Brent Marcum, who owns and operates Salem Road Farms, also attended the event because he is looking to expand his operation.

Manager of culinary services Karen Recker and culinary specialist Bev Rambo spoke with Marcum about ways to incorporate his unique fruits and vegetables in Alexander Dining Hall's specialty fruit and salad bar and as possible options at Wok This Way.

While there was some compromise, many chefs brought existing menus and farmers a schedule of crops with the hope of identifying areas of overlap.

Many of the chefs were enthusiastic about the prospect of Tapaahsaia Farm's Karen Baldwin expanding her goat herd and starting a certified goat cheese operation.

Baldwin said she had been hesitant to do so before because a friend of hers already sells goat cheese at the farmer's market and she didn't want to step on her toes, but with the product in such high demand among Miami chefs, Baldwin now has her own market.

Local market creation is part of the reason Miami is pursuing this program, according to Joe Brubacher, manager of purchasing.

"Miami's purpose here is to increase its impact and money spent in the local community," Brubacher said.

Brubacher and Green have been working together on this local food initiative.
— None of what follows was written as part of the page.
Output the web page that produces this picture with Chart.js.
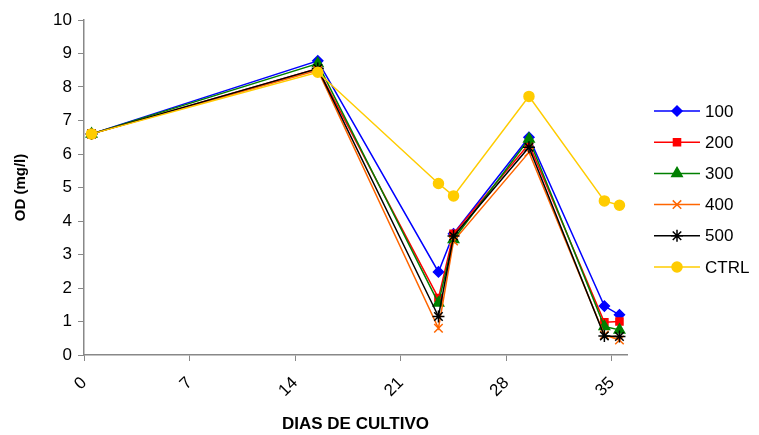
<!DOCTYPE html>
<html>
<head>
<meta charset="utf-8">
<script src="https://cdn.jsdelivr.net/npm/chart.js@4.4.0/dist/chart.umd.min.js"></script>
<style>
  html, body { margin: 0; padding: 0; background: #fff; }
  #wrap { width: 759px; height: 435px; position: relative; }
</style>
</head>
<body>
<div id="wrap"><canvas id="c" width="759" height="435"></canvas></div>
<script>
// dias de cultivo
const dias = [0.5, 15.5, 23.5, 24.5, 29.5, 34.5, 35.5];
const xTicks = [0, 7, 14, 21, 28, 35];

const od100  = [6.6, 8.78, 2.48, 3.62, 6.5, 1.46, 1.2];
const od200  = [6.6, 8.55, 1.7, 3.62, 6.3, 0.98, 1.0];
const od300  = [6.6, 8.7, 1.55, 3.45, 6.45, 0.85, 0.75];
const od400  = [6.6, 8.5, 0.8, 3.4, 6.05, 0.6, 0.45];
const od500  = [6.6, 8.55, 1.15, 3.55, 6.2, 0.57, 0.55];
const odCtrl = [6.6, 8.44, 5.12, 4.75, 7.72, 4.6, 4.47];

const series = [
  { label: '100',  data: od100,  color: '#0000ff', style: 'rectRot',  r: 5 },
  { label: '200',  data: od200,  color: '#ff0000', style: 'rect',     r: 5 },
  { label: '300',  data: od300,  color: '#008000', style: 'triangle', r: 6 },
  { label: '400',  data: od400,  color: '#ff6600', style: 'crossRot', r: 6 },
  { label: '500',  data: od500,  color: '#000000', style: 'star',     r: 6 },
  { label: 'CTRL', data: odCtrl, color: '#ffcc00', style: 'circle',   r: 5 }
];

const FONT = 'Arial, "Liberation Sans", sans-serif';

const legendPlugin = {
  id: 'sideLegend',
  afterDraw(chart) {
    const ctx = chart.ctx;
    ctx.save();
    series.forEach((s, i) => {
      const y = 111 + i * 31.2;
      ctx.strokeStyle = s.color;
      ctx.lineWidth = 1.5;
      ctx.beginPath();
      ctx.moveTo(654, y);
      ctx.lineTo(700, y);
      ctx.stroke();
      ctx.fillStyle = s.color;
      Chart.helpers.drawPoint(ctx, {
        pointStyle: s.style, radius: s.r, rotation: 0, borderWidth: 1.5
      }, 677, y);
      ctx.fillStyle = '#000';
      ctx.font = '17px ' + FONT;
      ctx.textBaseline = 'middle';
      ctx.fillText(s.label, 705, y + 1);
    });
    ctx.restore();
  }
};

new Chart(document.getElementById('c'), {
  type: 'line',
  data: {
    datasets: series.map((s, i) => ({
      label: s.label,
      data: s.data.map((v, k) => ({ x: dias[k], y: v })),
      borderColor: s.color,
      backgroundColor: s.color,
      borderWidth: 1.5,
      pointStyle: s.style,
      pointRadius: s.r,
      pointBorderWidth: 1.5,
      pointBorderColor: s.color,
      pointBackgroundColor: s.color,
      tension: 0,
      order: series.length - i
    }))
  },
  options: {
    responsive: false,
    animation: false,
    layout: { padding: { top: 20, right: 132, left: 12, bottom: 0 } },
    plugins: { legend: { display: false }, tooltip: { enabled: false } },
    scales: {
      x: {
        type: 'linear',
        min: 0,
        max: 36,
        afterBuildTicks(scale) {
          scale.ticks = xTicks.map(v => ({ value: v }));
        },
        afterFit(scale) { scale.height = 80; },
        ticks: {
          color: '#000',
          font: { family: FONT, size: 17 },
          minRotation: 45,
          maxRotation: 45,
          padding: 12
        },
        grid: { display: true, drawOnChartArea: false, drawTicks: true, tickLength: 6, color: '#888' },
        border: { color: '#888', width: 1.5 },
        title: {
          display: true,
          text: 'DIAS DE CULTIVO',
          color: '#000',
          font: { family: FONT, size: 17, weight: 'bold' },
          padding: { top: 0, bottom: 0 }
        }
      },
      y: {
        min: 0,
        max: 10,
        afterFit(scale) { scale.width = 72; },
        ticks: {
          stepSize: 1,
          color: '#000',
          font: { family: FONT, size: 17 },
          padding: 6
        },
        grid: { display: true, drawOnChartArea: false, drawTicks: true, tickLength: 6, color: '#888' },
        border: { color: '#888', width: 1.5 },
        title: {
          display: true,
          text: 'OD (mg/l)',
          color: '#000',
          font: { family: FONT, size: 15, weight: 'bold' },
          padding: { top: 0, bottom: 4 }
        }
      }
    }
  },
  plugins: [legendPlugin]
});
</script>
</body>
</html>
Both said they hope the program will add volume and regularity in Miami's use of local food.

While Brubacher said that they're not committing to anything yet, the dialogue will help both sides plan ahead.

This way, Brubacher said, farmers won't have to call him and ask if their crop could be used, nor will the university have to contact local farmers looking for excess crops.

However, Brucher said that the issue of local food has proved its staying power.

Green added that Miami's interest in local food is part of its move toward sustainability.

"The sustainability movement is inescapable," Green said. "And it's the right thing to do."